Work ethic eludes Cellucci, Swift

By Brian C. Mooney, Globe Columnist, 8/2/2000

ow appropriate that Governor Paul Cellucci and Lieutenant Governor Jane Swift are politicking and partying this week at the Republican National Convention in Philadelphia. It's a fine metaphor for their 19 months together in office. It also helps to explain their woeful poll ratings.

Too often Cellucci and Swift have been out of state or away from work. When they are on the clock, they spend inordinate amounts of time on ceremonial, fund-raising, or other political aspects of the job. The time they spend on the less glamorous business of governing is unimpressive.

That's evident from our analysis of their ''official'' appointment calendars. We use quotation marks because the schedules, coughed up two months after we formally requested them, appear to be extensively edited (Read: sanitized).

Swift, whose tenure in office has been one long, well-earned public relations disaster, has a disturbing habit of mailing it in on Fridays, not occasionally but nearly every week. In 82 weeks, Swift's last official appointment ran to 4:30 p.m. or later only seven times on a Friday. On at least 14 other weeks, she took the day off (at times extending a long holiday weekend) or was out of town for official or political trips.

Most other weeks, it appears she knocked off early, sometimes very early. One Friday this past January, for instance, her only calendar entry is a 9:45 a.m. ''Snowmobile Legislative Ride'' in Plainfield. On the Friday before last Labor Day weekend, her only scheduled event was a 9:30 a.m. phone call to a county sheriff, apparently made from North Adams, her hometown.

On four other Friday schedules, her only event was over by 9:45 a.m.

Moreover, in 1999, she spent at least 31 days out of state at conferences, on trade missions (Israel and Mexico), or trips to Washington, plus a minimum of another 19 vacation days. In addition, several days were simply not accounted for in the package provided to the Globe.

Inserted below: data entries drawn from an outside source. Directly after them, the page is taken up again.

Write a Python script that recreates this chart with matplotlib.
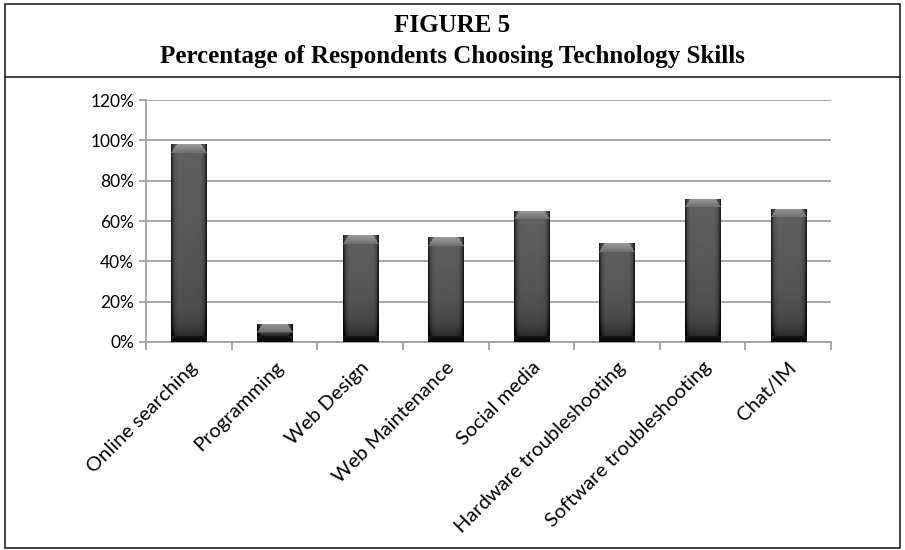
import matplotlib
matplotlib.use("Agg")
import matplotlib.pyplot as plt
import numpy as np
from matplotlib.lines import Line2D
from matplotlib.patches import Rectangle

# data
skills = ["Online searching", "Programming", "Web Design", "Web Maintenance",
          "Social media", "Hardware troubleshooting", "Software troubleshooting",
          "Chat/IM"]
percent = [98, 9, 53, 52, 65, 49, 71, 66]
yticks = [0, 20, 40, 60, 80, 100, 120]

title1 = "FIGURE 5"
title2 = "Percentage of Respondents Choosing Technology Skills"

W, H = 905, 550
fig = plt.figure(figsize=(W / 100, H / 100), dpi=100)

# frame and title box
fig.add_artist(Rectangle((5 / W, 2 / H), 895 / W, 544 / H, transform=fig.transFigure,
                         fill=False, edgecolor="#222222", linewidth=1.2))
fig.add_artist(Line2D([5 / W, 900 / W], [1 - 77 / H, 1 - 77 / H], transform=fig.transFigure,
                      color="#222222", linewidth=1.2))
fig.text(0.5, 1 - 25 / H, title1, ha="center", va="center", family="Liberation Serif",
         weight="bold", fontsize=18)
fig.text(0.5, 1 - 57 / H, title2, ha="center", va="center", family="Liberation Serif",
         weight="bold", fontsize=18)

ax = fig.add_axes([146 / W, 1 - 342 / H, (831 - 146) / W, (342 - 100) / H])
x = np.arange(len(skills))
ax.set_xlim(-0.5, len(skills) - 0.5)
ax.set_ylim(0, 120)

grid_col = "#a0a0a0"
ax.set_yticks(yticks)
ax.set_yticklabels([f"{v}%" for v in yticks], family="Lato", fontsize=12.5)
ax.yaxis.grid(True, color=grid_col, linewidth=1.3)
ax.set_axisbelow(True)
for s in ["top", "right"]:
    ax.spines[s].set_visible(False)
ax.spines["left"].set_color(grid_col)
ax.spines["bottom"].set_color(grid_col)
ax.spines["left"].set_linewidth(1.3)
ax.spines["bottom"].set_linewidth(1.3)
ax.tick_params(axis="y", colors=grid_col, labelcolor="black", length=5, width=1.3)

ax.set_xticks(x)
ax.set_xticklabels(skills, rotation=45, ha="right", rotation_mode="anchor",
                   family="Lato", fontsize=14.5)
ax.set_xticks(np.arange(len(skills) + 1) - 0.5, minor=True)
ax.tick_params(axis="x", which="major", length=0, pad=12)
ax.tick_params(axis="x", which="minor", length=6, width=1.3, colors=grid_col)

bar_w = 0.41
bars = ax.bar(x, percent, width=bar_w, color="#4d4d4d", zorder=2)

# bevelled gradient fill for each bar
fig.canvas.draw()
px_per_unit = ax.transData.transform((0, 1))[1] - ax.transData.transform((0, 0))[1]
for b, val in zip(bars, percent):
    hpx = max(int(val * px_per_unit), 4)
    wpx = 36
    xs = np.linspace(-1, 1, wpx)
    prof = 0.38 - 0.26 * np.abs(xs) ** 8
    img = np.tile(prof, (hpx, 1))
    # darken toward the bottom
    dist = np.arange(hpx)[::-1][:, None]
    img = img - 0.08 * np.linspace(0, 1, hpx)[:, None] - 0.22 * np.exp(-dist / 12.0)
    # top bevel lighter
    bev = min(9, hpx // 2)
    for i in range(bev):
        inset = int((bev - i) * 0.7)
        img[i, inset:wpx - inset] = 0.60 - 0.18 * i / bev
    # bottom bevel dark
    for i in range(min(6, hpx // 3)):
        img[hpx - 1 - i, :] = 0.04 + 0.01 * i
    img = np.clip(img, 0, 1)
    x0 = b.get_x()
    im = ax.imshow(img, cmap="gray", vmin=0, vmax=1, aspect="auto",
                   extent=(x0, x0 + bar_w, 0, val), zorder=3, interpolation="bilinear")
    im.set_clip_path(b)
ax.set_xlim(-0.5, len(skills) - 0.5)
ax.set_ylim(0, 120)

fig.savefig("out.png", dpi=100)
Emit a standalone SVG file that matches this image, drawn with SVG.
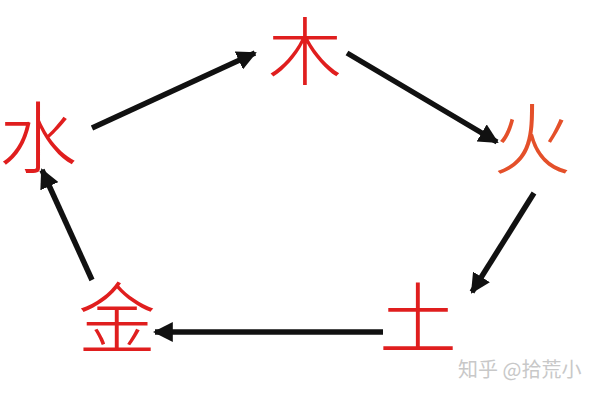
<svg xmlns="http://www.w3.org/2000/svg" width="600" height="400" viewBox="0 0 600 400">
<style>
.el{font-family:"Noto Sans CJK SC","Noto Sans CJK JP",sans-serif;font-size:78px;font-weight:300;text-anchor:middle;fill:#e01e1e}
.fire{fill:#e4502a}
.c{stroke:#111;stroke-width:5.5;fill:none;marker-end:url(#ah)}
.wm{font-family:"Noto Sans CJK SC","Noto Sans CJK JP",sans-serif;font-size:20px;fill:#c8c8c8}
</style>
<defs>
<marker id="ah" viewBox="0 0 10 10" refX="9" refY="5" markerWidth="3.6" markerHeight="3.6" orient="auto" markerUnits="strokeWidth">
<path d="M0,0 L10,5 L0,10 Z" fill="#111"/>
</marker>
</defs>
<rect width="600" height="400" fill="#fff"/>
<g id="node-wood"><text class="el" x="305" y="79" style="font-size:74px">木</text></g>
<g id="node-fire"><text class="el fire" x="532" y="168">火</text></g>
<g id="node-earth"><text class="el" x="418" y="348">土</text></g>
<g id="node-metal"><text class="el" x="117" y="348">金</text></g>
<g id="node-water"><text class="el" x="38" y="167">水</text></g>
<g id="connectors">
<line class="c" x1="92" y1="128" x2="255" y2="53"/>
<line class="c" x1="347" y1="53" x2="497" y2="142"/>
<line class="c" x1="534" y1="193" x2="472" y2="292"/>
<line class="c" x1="383" y1="332" x2="155" y2="332"/>
<line class="c" x1="92" y1="280" x2="42" y2="170"/>
</g>
<text class="wm" x="458" y="377">知乎 @拾荒小</text>
</svg>
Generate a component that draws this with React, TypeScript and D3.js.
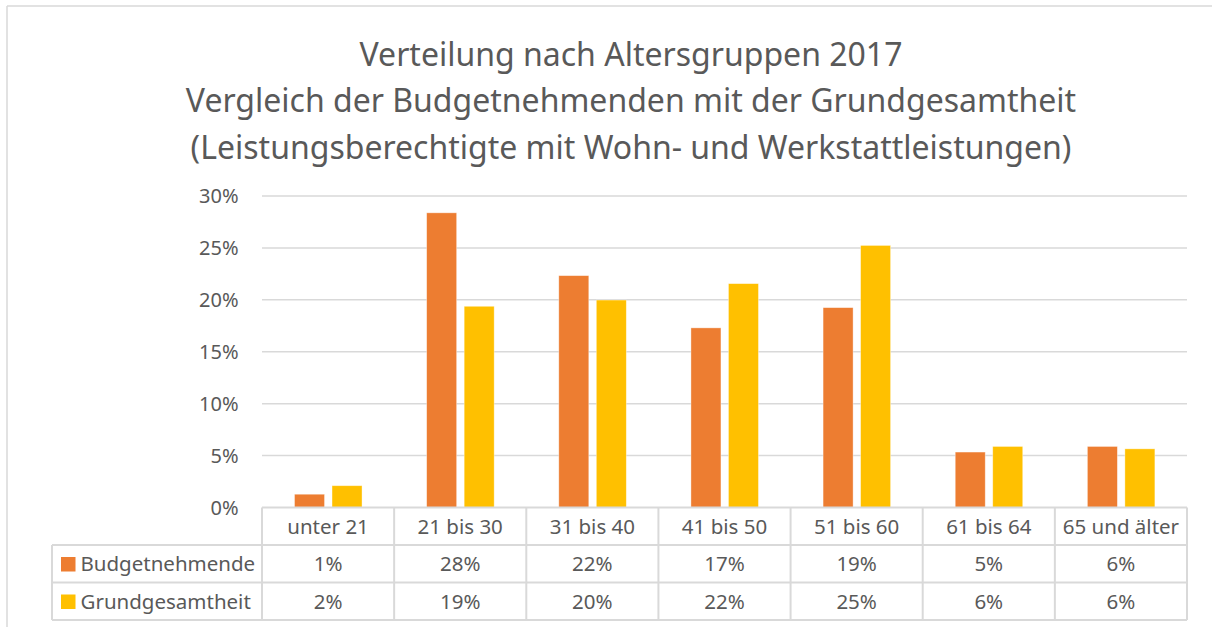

This year, she's on a pace to exceed those numbers, having already piled up at least 36 travel or vacation days with a planned trade mission to Brazil and Argentina scheduled for this fall (she's already been to Germany and Switzerland this year). Totals for trade mission days include weekend days.

We include in that total of 36 two days this past February, which were missing from Swift's schedules sent to us. Fortunately, Cellucci's schedule includes a notation that his lieutenant was ''away'' those days. Apparently, the Cellucci-Swift redacting team failed to collaborate on that one.

Of course, the Guv is no slouch when it comes to globe-trotting. In 1999, he spent 52 days out of state, mostly trade-missioning or governors' conferencing. About a dozen of those days were personal vacation. Again, total days spent on trade missions include weekends.

This year, the total is already 38, with a Cellucci trade mission to Australia and Japan scheduled for November and campaigning for his pal, GOP presidential candidate George W. Bush, a certainty.

We include the period March 22 to April 1 in that total even though Cellucci's ''official'' schedule lists for that period only the word ''Hold.'' It turns out, those days were being ''held'' for his trade mission to China.

Cellucci deputy press secretary Jason Kauppi insists there was no editing of these schedules. That assertion falls somewhere between implausible and preposterous.

Scores of Cellucci and Swift meetings noted on the calendars given to the Globe identify neither a subject nor the participants. The notion that the actual schedules they work from on a daily basis would lack such basic information is inconceivable. On the off chance these are the genuine appointment entries, the schedulers should be fired.

Also absent is the address or purpose of the omnipresent ''receptions,'' usually held in the evening. That's because most, if not all, appear to have been fund-raisers.

In 1999, Cellucci logged 100 of them, occasionally turning a trifecta of three events per night. Swift notched 56 last year.

By contrast, Cellucci met with his Cabinet 34 times last year. He also met 279 times with members of his staff. That sounds more impressive than it is. The meetings averaged 21 minutes apiece, according to our calculations.

He spent at least that much time burnishing his public image, attending a total of 249 press conferences, photo opportunities, ribbon-cuttings, groundbreakings, proclamation and bill-signing ceremonies, and rallies.

There will be a few of those this week in Philly, so Cellucci and Swift should feel right at home.